Bisnis.com, JAKARTA - Kementerian Riset dan Teknologi (Kemenristek) optimistis Undang-Undang Cipta Kerja (UU Cipta Kerja) akan membantu mendorong peningkatan pertumbuhan perekonomian nasional dan penciptaan banyak lapangan kerja baru.
Menristek Bambang PS Brodjonegoro berpandangan optimis UU Cipta Kerja ini akan membuat hilirisasi riset menjadi inovasi semakin mudah, cepat dan menarik. Nantinya bisa mendorong semangat berinovasi bagi para periset dan inovator, baik di lembaga penelitian dan perguruan tinggi di pusat dan daerah, meningkatkan kolaborasi dengan inventor.
"Dalam konteks riset dan inovasi, setidaknya ada dua manfaat yang dapat terwujud dari implementasi UU Cipta Kerja, yang pada gilirannya dapat membantu mendorong laju perekonomian," kata Bambang dalam siaran pers yang diterima, Rabu (14/10/2020).
Pertama, kemudahan hilirisasi riset menuju inovasi. Pada Pasal 120 UU Cipta Kerja mengubah beberapa ketentuan yang diatur dalam Undang-Undang No. 19/2003 tentang Badan Usaha Milik Negara (BUMN). Perubahan terdapat pada Pasal 66 dimana Pemerintah Pusat dapat memberikan penugasan khusus kepada BUMN, selain untuk menyelenggarakan fungsi kemanfaatan umum, juga untuk menghilirisasikan riset dan inovasi nasional.
Penugasan ini tentu dilakukan dengan tetap memerhatikan maksud dan tujuan kegiatan BUMN serta mempertimbangkan kemampuan BUMN. Hal ini menegaskan bahwa UU Cipta Kerja akan memperkuat, mempercepat, dan mempermudah hilirisasi riset untuk menjadi inovasi. Ini merupakan bentuk dukungan riset dan inovasi terhadap dunia usaha.
Kedua, akselerasi hilirisasi riset dan inovasi di daerah.
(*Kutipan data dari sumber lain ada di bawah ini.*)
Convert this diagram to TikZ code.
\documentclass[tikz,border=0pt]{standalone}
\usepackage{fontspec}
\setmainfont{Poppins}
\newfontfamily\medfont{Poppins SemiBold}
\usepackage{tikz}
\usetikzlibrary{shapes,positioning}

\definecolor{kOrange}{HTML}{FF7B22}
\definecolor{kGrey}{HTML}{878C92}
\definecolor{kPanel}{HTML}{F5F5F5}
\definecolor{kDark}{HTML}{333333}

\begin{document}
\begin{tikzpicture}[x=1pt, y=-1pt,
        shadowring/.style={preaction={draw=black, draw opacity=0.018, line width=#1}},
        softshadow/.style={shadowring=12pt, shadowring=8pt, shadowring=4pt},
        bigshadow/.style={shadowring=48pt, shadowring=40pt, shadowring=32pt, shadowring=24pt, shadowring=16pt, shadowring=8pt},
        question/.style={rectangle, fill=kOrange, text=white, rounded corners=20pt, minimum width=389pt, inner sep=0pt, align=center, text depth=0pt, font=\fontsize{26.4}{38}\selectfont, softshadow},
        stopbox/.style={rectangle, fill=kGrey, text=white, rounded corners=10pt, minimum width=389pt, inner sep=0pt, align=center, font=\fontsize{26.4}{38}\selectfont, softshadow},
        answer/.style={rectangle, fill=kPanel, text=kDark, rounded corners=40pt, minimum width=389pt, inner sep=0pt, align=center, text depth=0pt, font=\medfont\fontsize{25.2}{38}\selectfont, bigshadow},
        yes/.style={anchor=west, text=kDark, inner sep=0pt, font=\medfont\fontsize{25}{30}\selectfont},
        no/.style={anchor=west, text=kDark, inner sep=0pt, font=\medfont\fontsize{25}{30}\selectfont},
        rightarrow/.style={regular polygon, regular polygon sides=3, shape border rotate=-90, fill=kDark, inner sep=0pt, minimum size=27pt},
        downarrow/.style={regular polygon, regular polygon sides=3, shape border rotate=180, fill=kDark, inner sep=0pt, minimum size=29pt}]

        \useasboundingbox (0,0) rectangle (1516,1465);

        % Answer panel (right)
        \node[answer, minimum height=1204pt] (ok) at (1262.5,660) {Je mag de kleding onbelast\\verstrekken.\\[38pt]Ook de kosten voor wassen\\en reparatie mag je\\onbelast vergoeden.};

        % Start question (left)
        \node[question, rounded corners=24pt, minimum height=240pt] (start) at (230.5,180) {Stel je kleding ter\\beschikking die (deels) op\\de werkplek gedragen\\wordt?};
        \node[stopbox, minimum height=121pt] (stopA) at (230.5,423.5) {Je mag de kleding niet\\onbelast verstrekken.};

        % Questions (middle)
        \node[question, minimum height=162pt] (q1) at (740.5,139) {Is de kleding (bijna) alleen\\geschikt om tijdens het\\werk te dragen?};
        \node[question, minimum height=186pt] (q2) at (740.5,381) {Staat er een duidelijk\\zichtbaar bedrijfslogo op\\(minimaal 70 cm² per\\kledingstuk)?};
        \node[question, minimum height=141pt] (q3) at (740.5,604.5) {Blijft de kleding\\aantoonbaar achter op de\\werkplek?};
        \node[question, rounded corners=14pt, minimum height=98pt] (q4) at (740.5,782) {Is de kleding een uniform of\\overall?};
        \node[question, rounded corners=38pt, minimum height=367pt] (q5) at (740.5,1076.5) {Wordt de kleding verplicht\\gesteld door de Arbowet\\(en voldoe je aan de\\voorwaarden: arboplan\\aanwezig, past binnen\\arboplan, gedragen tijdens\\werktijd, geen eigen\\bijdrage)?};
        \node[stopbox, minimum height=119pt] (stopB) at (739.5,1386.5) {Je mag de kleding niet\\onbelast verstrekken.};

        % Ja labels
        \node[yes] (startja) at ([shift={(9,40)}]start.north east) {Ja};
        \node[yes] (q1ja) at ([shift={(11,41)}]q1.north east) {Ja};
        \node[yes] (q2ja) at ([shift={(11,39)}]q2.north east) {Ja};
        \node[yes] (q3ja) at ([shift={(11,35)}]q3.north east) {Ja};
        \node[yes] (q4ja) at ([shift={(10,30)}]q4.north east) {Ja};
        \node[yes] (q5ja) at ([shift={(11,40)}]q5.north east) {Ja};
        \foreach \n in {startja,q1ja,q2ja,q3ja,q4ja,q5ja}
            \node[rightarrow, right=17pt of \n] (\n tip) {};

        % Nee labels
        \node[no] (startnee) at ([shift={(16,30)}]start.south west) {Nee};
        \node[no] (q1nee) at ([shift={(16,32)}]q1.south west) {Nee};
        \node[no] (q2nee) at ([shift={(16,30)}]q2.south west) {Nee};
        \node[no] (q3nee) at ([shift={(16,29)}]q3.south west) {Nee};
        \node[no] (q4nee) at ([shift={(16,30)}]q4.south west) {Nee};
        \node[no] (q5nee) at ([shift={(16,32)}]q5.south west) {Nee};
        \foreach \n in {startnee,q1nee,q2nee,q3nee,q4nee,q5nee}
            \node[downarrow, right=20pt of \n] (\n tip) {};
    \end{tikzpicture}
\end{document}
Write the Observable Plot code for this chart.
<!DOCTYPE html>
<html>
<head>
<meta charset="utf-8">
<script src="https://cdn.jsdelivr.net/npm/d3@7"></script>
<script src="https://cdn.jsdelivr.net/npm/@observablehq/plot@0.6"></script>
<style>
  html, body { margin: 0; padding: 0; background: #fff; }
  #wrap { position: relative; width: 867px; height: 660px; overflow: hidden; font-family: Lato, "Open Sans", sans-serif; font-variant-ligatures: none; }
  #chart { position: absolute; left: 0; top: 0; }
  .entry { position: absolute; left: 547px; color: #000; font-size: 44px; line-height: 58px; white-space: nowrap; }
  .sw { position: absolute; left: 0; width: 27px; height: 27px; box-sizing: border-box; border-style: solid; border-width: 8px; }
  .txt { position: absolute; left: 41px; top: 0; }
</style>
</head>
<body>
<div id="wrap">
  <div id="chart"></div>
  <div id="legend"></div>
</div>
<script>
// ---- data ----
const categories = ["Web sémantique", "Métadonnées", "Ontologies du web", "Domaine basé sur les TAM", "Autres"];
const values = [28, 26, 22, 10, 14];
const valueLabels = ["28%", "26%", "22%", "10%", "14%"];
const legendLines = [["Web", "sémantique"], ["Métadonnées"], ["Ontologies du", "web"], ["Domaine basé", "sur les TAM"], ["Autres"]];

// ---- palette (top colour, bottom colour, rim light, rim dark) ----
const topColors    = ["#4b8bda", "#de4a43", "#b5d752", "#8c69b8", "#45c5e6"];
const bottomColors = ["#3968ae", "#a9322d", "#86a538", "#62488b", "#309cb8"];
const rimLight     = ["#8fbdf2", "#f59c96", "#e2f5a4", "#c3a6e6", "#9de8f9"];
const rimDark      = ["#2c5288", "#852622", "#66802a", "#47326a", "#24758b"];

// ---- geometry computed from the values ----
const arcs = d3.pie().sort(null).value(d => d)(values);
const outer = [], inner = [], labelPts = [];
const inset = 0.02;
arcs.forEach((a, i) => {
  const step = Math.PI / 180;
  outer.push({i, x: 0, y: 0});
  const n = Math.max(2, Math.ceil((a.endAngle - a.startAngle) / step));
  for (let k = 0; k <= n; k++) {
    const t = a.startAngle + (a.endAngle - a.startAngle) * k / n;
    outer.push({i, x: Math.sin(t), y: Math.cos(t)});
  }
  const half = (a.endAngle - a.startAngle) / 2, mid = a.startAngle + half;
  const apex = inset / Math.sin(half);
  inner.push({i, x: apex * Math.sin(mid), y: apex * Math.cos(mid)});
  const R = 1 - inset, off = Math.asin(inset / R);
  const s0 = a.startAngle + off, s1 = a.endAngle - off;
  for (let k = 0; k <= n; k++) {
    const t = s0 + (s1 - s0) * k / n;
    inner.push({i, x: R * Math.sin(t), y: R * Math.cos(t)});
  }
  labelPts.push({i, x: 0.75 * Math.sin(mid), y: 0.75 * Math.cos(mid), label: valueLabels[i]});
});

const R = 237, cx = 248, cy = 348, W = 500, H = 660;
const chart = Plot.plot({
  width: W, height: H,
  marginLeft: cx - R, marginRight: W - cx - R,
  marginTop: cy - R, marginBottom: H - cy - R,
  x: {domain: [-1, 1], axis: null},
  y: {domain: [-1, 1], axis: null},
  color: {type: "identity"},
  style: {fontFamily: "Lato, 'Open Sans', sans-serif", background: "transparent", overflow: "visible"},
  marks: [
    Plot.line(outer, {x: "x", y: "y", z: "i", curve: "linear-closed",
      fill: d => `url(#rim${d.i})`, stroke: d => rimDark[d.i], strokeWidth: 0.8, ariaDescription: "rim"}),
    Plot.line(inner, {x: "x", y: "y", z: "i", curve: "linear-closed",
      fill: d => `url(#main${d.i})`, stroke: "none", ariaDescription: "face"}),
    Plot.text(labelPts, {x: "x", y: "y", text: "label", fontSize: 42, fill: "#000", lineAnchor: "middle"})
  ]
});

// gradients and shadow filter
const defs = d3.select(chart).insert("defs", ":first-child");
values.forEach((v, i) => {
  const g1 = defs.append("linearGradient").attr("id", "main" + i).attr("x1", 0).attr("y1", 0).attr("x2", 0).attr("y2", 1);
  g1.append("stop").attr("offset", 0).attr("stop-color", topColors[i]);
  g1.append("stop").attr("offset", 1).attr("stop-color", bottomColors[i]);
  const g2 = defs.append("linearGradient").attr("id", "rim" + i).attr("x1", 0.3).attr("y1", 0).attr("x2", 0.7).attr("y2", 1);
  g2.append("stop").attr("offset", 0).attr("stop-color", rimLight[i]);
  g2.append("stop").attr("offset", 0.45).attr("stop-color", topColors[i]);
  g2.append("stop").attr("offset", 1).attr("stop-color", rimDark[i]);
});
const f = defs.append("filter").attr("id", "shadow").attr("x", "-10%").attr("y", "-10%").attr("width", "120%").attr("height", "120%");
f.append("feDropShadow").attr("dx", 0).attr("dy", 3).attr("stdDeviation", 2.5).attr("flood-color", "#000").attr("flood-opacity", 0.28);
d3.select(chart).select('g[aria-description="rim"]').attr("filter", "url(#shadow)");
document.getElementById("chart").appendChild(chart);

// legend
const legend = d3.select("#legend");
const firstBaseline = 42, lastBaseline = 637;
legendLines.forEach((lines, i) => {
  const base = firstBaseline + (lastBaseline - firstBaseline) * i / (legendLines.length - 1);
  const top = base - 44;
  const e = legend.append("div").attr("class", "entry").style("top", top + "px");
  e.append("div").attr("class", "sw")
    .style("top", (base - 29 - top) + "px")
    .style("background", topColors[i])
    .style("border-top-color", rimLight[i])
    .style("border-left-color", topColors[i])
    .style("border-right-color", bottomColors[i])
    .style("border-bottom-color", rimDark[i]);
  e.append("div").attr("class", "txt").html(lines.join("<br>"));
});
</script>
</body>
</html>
Pada Pasal 121 UU Cipta Kerja, yang mengupayakan bentuk dorongan partisipasi riset inovasi di daerah, hal ini menjelaskan bahwa pelaksanaan riset dan inovasi dapat bersumber dari berbagai alternatif sumber daya alam yang kaya dan manusia yang kompeten dan inovatif di daerah, tanpa meninggalkan kearifan lokal dan ditujukan untuk pengembangan inovasi, di mulai dari idea dari inovator individu.
UU Cipta Kerja ini juga sesuai dan mendukung ketentuan Pasal 48 dalam Undang-Undang No. 11/2019 tentang Sistem Nasional Ilmu Pengetahuan dan Teknologi, yang mengatakan kegiatan litbangjirap (penelitian, pengembangan, pengkajian dan penerapan) serta invensi dan inovasi, terintegrasi di daerah, sehingga pemerintah daerah dapat membentuk atau menugaskan institusi yang sudah ada untuk percepatan hilirisasi riset dan inovasi di daerah.
Artinya kedepan, Indonesia dapat mengidentifikasi berbagai sumber daya (alam dan manusia) yang lebih banyak, guna menghasilkan berbagai inovasi yang dapat bermanfaat bagi masyarakat dan industri nasional dan Internasional. Penegasan bahwa kegiatan riset dan inovasi, tidak hanya terbatas pada lembaga penelitian atau perguruan tinggi yang berada di pusat saja, tapi kegiatan riset dan inovasi dapat berasal dari daerah dan bahkan berasal dari inovasi individu.
Dengan kata lain manajemen riset dan inovasi bisa menjangkau daerah, baik sumber inovasi maupun pemakaian hasil inovasi itu sendiri.